- _WRITTEN INSTRUCTION_
Report how many lines of the entries below contain the word "draws", and nothing more.

━━━━━━━━

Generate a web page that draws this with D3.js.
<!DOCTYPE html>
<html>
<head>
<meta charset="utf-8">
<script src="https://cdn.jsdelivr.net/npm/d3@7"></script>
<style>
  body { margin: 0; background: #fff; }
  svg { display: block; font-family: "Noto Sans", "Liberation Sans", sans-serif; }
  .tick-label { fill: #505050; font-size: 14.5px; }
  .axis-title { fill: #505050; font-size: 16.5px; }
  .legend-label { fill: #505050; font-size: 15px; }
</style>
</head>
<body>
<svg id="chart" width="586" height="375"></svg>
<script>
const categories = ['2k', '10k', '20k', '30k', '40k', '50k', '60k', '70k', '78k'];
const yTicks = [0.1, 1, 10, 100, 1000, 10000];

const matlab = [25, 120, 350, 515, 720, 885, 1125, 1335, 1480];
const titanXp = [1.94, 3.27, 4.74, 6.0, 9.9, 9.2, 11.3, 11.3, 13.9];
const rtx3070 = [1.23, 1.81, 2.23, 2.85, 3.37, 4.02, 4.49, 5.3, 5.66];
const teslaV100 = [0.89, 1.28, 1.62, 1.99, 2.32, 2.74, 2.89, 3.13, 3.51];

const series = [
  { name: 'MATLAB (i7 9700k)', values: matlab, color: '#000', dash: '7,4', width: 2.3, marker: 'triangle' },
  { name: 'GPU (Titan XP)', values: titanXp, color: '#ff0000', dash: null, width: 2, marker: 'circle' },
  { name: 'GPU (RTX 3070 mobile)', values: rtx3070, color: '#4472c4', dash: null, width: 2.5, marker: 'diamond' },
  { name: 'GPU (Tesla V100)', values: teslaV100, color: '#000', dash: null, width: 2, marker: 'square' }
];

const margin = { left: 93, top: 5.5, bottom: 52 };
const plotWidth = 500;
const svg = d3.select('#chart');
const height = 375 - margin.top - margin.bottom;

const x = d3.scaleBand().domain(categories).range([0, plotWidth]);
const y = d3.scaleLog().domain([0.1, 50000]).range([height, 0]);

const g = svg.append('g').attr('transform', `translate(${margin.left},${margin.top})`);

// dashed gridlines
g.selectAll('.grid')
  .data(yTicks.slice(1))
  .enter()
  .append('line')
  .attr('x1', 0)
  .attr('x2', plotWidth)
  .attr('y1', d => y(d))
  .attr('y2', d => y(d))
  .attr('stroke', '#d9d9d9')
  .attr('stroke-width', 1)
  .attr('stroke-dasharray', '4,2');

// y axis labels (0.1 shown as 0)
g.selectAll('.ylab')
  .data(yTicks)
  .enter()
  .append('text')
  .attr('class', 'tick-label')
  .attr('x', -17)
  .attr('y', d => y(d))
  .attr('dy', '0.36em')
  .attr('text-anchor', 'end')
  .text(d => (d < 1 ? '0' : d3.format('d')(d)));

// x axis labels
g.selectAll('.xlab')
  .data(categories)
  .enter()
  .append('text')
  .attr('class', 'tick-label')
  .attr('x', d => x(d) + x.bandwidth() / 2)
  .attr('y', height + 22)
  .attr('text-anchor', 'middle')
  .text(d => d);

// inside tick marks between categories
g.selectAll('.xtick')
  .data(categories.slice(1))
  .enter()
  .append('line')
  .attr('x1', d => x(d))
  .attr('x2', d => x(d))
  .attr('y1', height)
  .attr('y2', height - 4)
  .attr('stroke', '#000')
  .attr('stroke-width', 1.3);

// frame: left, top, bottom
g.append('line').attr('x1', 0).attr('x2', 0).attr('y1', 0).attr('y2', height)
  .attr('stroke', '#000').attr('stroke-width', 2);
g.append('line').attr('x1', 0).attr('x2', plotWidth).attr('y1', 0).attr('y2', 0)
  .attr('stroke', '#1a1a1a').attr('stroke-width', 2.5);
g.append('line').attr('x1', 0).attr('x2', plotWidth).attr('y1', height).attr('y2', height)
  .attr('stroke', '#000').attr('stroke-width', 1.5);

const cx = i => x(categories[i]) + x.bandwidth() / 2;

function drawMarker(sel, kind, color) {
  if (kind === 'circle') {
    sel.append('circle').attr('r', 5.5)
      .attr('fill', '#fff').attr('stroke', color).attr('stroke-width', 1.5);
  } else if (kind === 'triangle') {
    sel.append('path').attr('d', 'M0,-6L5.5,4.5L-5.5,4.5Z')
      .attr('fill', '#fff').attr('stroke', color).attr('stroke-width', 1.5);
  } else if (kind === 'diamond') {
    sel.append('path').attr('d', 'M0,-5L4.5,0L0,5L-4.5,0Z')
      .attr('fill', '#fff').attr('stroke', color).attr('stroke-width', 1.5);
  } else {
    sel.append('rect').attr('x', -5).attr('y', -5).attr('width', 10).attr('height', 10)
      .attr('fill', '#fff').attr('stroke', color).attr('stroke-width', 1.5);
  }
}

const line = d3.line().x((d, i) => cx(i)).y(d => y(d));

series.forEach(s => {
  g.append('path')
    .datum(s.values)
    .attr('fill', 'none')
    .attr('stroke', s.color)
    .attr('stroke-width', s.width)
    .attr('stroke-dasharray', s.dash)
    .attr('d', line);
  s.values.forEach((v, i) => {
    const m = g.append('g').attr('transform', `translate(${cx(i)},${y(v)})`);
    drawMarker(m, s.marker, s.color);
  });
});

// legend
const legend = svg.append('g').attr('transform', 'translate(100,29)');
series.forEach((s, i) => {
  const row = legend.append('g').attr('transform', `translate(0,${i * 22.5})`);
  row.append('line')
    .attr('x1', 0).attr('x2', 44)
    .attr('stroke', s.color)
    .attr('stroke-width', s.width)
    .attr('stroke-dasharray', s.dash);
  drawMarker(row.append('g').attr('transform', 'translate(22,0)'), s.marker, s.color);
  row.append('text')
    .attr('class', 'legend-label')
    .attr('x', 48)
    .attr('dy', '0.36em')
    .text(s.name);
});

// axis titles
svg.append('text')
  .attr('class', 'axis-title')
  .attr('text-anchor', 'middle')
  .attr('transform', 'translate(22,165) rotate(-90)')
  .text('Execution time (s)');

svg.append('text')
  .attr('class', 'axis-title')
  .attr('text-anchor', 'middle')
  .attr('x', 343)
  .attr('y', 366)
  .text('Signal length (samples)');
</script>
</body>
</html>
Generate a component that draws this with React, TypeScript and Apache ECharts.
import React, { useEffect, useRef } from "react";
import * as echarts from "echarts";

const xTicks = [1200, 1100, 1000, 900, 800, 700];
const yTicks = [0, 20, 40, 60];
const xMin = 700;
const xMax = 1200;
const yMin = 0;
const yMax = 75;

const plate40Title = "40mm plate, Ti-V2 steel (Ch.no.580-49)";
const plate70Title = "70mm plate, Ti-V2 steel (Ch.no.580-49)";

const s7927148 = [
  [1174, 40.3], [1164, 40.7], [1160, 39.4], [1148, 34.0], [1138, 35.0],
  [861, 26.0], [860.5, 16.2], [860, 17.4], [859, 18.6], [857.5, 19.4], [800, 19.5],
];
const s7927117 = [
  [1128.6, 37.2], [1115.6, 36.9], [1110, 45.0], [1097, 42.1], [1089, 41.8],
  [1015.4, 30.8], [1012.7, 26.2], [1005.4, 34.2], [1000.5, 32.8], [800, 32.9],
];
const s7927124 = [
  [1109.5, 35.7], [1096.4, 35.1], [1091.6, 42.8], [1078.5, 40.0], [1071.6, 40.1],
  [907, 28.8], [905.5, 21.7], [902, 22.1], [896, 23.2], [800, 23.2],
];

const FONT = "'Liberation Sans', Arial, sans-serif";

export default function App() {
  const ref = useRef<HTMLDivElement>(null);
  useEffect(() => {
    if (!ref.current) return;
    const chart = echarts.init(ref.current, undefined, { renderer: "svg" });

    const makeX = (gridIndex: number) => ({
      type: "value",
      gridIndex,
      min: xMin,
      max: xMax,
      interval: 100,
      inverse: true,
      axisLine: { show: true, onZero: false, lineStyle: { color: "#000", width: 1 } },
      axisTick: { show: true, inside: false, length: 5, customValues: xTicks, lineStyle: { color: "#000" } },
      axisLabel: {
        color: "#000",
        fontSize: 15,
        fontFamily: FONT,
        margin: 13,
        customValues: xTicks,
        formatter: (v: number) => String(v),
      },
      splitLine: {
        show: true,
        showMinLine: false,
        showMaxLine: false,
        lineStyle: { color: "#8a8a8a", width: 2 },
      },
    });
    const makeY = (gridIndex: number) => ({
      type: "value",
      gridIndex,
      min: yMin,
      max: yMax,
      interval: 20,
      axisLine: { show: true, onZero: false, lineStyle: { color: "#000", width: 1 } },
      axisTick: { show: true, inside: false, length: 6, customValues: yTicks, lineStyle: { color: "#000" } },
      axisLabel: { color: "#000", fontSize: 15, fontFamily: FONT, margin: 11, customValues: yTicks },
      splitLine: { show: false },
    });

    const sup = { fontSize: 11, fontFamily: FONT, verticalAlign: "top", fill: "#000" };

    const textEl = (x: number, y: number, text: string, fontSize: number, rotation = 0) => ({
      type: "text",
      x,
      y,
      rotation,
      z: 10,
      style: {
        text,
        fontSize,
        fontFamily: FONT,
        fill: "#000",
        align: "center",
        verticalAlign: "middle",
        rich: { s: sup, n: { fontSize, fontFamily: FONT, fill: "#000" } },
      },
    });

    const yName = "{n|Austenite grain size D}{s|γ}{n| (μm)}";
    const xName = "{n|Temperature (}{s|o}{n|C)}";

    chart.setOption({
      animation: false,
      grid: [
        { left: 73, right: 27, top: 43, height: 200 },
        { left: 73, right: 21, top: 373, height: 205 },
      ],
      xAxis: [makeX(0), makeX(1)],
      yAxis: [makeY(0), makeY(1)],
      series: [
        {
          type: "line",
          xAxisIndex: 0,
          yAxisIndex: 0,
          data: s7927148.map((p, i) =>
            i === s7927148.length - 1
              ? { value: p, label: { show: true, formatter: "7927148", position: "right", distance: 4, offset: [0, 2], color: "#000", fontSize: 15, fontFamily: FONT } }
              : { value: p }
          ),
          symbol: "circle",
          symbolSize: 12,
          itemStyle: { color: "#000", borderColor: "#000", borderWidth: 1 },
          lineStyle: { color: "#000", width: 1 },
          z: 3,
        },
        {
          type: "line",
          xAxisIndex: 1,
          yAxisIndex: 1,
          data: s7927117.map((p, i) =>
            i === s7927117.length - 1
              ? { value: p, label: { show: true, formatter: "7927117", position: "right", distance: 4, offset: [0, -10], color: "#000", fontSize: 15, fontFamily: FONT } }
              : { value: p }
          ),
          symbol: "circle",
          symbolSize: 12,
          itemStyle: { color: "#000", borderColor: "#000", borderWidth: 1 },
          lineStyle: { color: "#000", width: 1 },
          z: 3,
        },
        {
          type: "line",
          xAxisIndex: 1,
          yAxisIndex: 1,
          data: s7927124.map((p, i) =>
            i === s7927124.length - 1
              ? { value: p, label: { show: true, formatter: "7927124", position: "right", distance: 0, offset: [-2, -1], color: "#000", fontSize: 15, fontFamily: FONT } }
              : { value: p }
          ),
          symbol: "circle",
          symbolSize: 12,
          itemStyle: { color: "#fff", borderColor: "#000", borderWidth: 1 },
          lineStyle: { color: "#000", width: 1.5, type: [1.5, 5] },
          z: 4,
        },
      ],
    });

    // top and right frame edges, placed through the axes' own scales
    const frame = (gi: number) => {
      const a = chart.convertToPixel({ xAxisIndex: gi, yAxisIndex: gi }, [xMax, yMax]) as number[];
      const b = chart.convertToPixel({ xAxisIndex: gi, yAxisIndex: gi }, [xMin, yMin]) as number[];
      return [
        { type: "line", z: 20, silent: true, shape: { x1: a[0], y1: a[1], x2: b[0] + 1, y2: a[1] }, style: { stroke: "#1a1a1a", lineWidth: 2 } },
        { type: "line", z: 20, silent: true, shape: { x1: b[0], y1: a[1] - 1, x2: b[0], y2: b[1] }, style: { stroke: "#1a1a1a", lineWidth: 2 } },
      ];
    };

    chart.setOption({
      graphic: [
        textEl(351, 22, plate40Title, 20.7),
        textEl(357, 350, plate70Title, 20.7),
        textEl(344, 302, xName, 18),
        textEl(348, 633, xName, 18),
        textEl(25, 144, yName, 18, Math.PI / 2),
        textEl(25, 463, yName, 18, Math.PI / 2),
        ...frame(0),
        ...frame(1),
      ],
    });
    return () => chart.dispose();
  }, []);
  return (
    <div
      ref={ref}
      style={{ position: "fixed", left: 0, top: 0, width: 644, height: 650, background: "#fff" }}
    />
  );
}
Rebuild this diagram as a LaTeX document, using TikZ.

━━━━━━━━

- _OUTPUT OF THE EXERCISE_
2